What do you think? I'll have a think about other options as well.

 

[Trubadur11]

Was I clean bowled or was it a LBW? (lol) I will of course accept your very kind offer to guide me through the calculations! As you'd correctly pointed out it should consume as little current as possible otherwise the whole purpose of using this circuit is lost!

Yes, do please explain how this is done. I'm all wired up & nowhere to go!(lol)

 

[KrisBlueNZ]

I'm still thinking about a good way to deal with the current consumption issue.
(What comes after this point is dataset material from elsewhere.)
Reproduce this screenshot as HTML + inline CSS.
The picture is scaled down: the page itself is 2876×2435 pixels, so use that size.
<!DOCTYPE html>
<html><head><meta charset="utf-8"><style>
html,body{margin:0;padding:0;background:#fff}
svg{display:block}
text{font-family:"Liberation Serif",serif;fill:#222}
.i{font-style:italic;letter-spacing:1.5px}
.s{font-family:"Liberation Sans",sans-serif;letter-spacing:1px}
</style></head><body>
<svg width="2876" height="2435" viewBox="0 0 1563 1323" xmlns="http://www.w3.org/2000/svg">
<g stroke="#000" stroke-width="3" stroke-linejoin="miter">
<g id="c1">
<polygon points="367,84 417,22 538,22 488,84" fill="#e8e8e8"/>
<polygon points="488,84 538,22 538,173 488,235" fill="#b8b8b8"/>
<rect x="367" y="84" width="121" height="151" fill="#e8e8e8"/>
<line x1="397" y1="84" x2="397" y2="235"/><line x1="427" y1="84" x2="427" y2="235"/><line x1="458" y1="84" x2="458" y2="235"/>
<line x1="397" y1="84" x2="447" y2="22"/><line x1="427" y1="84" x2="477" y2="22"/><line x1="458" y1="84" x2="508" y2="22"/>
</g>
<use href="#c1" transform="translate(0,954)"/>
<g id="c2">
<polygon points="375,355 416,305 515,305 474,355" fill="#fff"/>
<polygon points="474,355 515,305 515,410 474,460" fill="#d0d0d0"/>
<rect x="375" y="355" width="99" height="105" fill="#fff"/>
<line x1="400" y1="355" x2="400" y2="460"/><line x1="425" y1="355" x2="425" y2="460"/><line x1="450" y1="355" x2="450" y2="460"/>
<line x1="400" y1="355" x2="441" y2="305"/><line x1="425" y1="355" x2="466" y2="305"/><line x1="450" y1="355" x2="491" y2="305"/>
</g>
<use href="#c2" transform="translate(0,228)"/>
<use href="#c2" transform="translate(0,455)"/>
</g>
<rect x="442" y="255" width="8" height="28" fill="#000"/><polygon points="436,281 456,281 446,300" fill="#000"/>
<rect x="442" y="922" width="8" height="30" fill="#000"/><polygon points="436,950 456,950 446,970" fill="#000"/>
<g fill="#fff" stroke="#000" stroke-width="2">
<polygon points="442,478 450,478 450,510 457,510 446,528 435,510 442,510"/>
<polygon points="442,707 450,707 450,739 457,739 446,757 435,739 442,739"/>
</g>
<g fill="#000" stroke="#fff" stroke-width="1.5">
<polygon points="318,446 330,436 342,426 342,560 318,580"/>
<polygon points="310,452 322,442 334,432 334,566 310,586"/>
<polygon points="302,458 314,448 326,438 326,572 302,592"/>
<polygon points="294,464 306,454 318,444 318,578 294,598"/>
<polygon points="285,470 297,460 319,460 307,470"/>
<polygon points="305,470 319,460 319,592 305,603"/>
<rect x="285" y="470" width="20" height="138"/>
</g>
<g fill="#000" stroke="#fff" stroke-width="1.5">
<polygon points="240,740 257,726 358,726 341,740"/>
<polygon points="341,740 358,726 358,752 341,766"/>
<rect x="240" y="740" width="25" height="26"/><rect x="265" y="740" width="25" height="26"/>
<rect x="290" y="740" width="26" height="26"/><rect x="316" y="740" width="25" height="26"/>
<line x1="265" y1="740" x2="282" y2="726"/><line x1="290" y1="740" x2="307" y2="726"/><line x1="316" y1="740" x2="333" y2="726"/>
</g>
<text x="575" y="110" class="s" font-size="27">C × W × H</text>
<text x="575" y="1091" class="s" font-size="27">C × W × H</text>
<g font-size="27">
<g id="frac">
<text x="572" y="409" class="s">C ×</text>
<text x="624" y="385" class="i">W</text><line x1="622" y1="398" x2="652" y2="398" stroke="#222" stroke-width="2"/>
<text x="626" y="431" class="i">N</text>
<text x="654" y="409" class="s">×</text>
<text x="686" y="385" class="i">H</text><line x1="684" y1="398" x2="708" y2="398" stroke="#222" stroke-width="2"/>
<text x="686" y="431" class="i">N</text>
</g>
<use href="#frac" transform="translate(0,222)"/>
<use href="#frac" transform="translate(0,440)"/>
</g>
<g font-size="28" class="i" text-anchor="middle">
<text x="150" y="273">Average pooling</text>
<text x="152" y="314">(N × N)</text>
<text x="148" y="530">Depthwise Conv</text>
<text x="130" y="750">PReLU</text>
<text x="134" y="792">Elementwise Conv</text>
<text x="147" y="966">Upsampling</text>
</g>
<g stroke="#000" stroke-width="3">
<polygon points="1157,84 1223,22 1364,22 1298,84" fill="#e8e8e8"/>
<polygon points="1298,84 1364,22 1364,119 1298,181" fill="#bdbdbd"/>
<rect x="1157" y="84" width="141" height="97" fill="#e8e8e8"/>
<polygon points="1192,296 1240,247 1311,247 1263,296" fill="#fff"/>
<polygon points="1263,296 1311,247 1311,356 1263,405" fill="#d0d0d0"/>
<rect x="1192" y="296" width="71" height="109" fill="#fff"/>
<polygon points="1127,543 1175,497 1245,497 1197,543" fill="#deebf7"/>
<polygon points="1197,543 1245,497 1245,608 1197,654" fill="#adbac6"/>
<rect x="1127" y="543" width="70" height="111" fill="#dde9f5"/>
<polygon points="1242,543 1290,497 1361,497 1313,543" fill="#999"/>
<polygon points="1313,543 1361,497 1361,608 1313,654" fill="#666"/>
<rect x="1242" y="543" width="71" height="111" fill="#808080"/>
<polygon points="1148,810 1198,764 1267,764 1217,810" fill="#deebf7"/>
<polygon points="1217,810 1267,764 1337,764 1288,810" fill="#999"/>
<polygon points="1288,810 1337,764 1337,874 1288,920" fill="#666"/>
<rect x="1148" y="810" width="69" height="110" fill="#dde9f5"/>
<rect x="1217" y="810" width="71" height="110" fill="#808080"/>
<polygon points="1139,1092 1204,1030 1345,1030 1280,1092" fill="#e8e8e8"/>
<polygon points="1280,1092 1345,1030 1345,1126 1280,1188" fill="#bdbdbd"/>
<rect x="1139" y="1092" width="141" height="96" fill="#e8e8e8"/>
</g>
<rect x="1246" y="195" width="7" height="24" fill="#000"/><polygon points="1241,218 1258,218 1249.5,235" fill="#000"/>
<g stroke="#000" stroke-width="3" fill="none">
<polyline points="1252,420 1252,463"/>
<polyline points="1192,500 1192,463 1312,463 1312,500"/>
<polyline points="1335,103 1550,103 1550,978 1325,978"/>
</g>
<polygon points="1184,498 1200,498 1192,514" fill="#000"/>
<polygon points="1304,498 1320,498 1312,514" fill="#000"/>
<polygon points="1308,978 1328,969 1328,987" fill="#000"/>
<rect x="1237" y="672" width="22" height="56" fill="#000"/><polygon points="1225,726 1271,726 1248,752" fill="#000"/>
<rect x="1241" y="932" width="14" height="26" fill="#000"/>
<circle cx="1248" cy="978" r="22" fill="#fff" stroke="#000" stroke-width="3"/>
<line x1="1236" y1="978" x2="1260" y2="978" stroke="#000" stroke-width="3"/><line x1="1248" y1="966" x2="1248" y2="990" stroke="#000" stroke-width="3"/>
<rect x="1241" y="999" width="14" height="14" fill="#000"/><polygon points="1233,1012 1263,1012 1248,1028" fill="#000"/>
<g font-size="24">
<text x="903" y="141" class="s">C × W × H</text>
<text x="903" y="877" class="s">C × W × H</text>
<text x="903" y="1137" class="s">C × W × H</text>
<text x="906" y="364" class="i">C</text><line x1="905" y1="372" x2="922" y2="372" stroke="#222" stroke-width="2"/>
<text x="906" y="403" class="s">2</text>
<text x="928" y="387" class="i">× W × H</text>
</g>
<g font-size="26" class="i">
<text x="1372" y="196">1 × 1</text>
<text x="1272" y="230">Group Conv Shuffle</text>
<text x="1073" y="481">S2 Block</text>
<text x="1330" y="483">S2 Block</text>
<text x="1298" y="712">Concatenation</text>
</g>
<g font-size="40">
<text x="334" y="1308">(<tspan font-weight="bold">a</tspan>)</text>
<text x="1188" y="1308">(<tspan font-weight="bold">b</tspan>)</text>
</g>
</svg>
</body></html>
The best way would be a switching converter that would boost the current while it reduces the voltage, so the LEDs could run at 10~15 mA but the load on the battery would be less than that. But that would add significant complexity to the design.

At the moment the design I'm thinking about will draw a fairly constant 10~15 mA from the battery. That's no worse than your original design, which always has at least one LED illuminated. It will need a couple of transistors and resistors in addition to your original design. Does that sound OK?

I think avoiding significant changes in current drain is a good way to avoid the problem of indefined indications due to the internal resistance of the battery causing the terminal voltage to change as the indication changes and causing a feedback situation.

I'll get back to you with a modified design, ok?